Morning Call: pick of the papers

The ten must-read comment pieces from this morning's papers.

1. We can’t afford to ignore climate change (Financial Times)

As the Philippines recovers, fossil-fuel lobbies focus on the short term, writes Jeffrey Sachs.

2. Why even atheists should be praying for Pope Francis (Guardian)

Francis could replace Obama as the pin-up on every liberal and leftist wall, says Jonathan Freedland. He is now the world's clearest voice for change.

3. Steady at the helm there, Mr Cameron (Times)

If the PM is feeling the pressure from the Tory right, he needs to quell the ranks and steer the ship, writes Matthew Parris.

4. If Labour want to start apologising, it shouldn't be over economic migration (Guardian)

Jack Straw's admission of guilt over deciding to allow economic migration in 2004 is disingenuous, and sidesteps the real mistakes they made, says Deborah Orr.
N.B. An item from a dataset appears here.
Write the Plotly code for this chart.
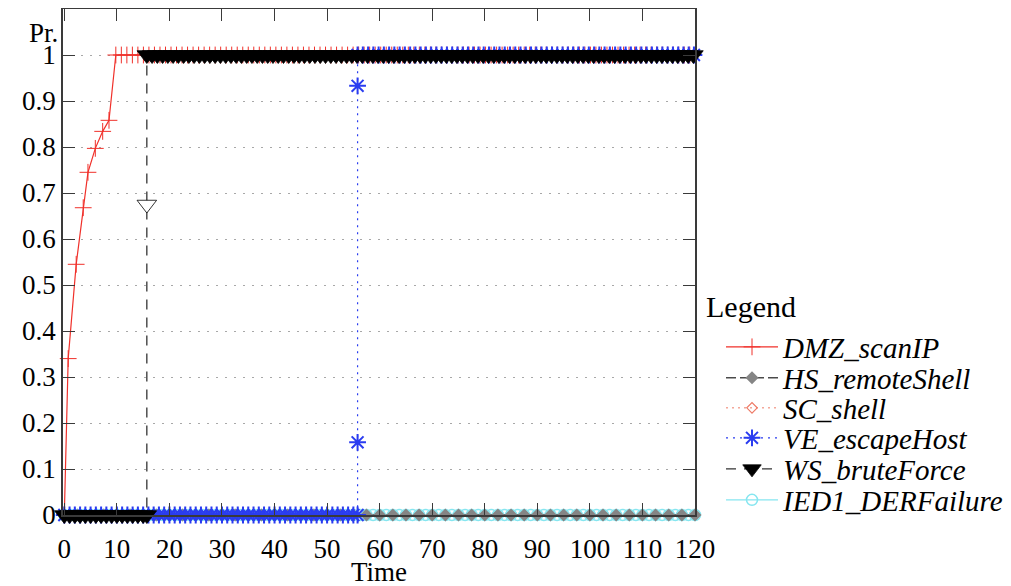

5. A glasnost moment? Unlikely. The Chinese remember what happened to the Soviets (Independent)

Shining through the new document is Mr Xi’s determination to retain and bolster the Communist Party’s hold on power, writes Peter Popham.

6. The coalition is steadily coming undone (Independent)

Ed Miliband's pledge last month to freeze energy prices has not only dominated headlines, it has driven a wedge between the Tories and the Lib Dems, says Andrew Grice.

7. Is the economic recovery built to last? (Times)

Instead of a Germanic economy built on manufacturing, our recovery risks resembling Spain’s property boom, says Stephen King.

8. The lessons gone unlearnt at Westminster (Daily Telegraph)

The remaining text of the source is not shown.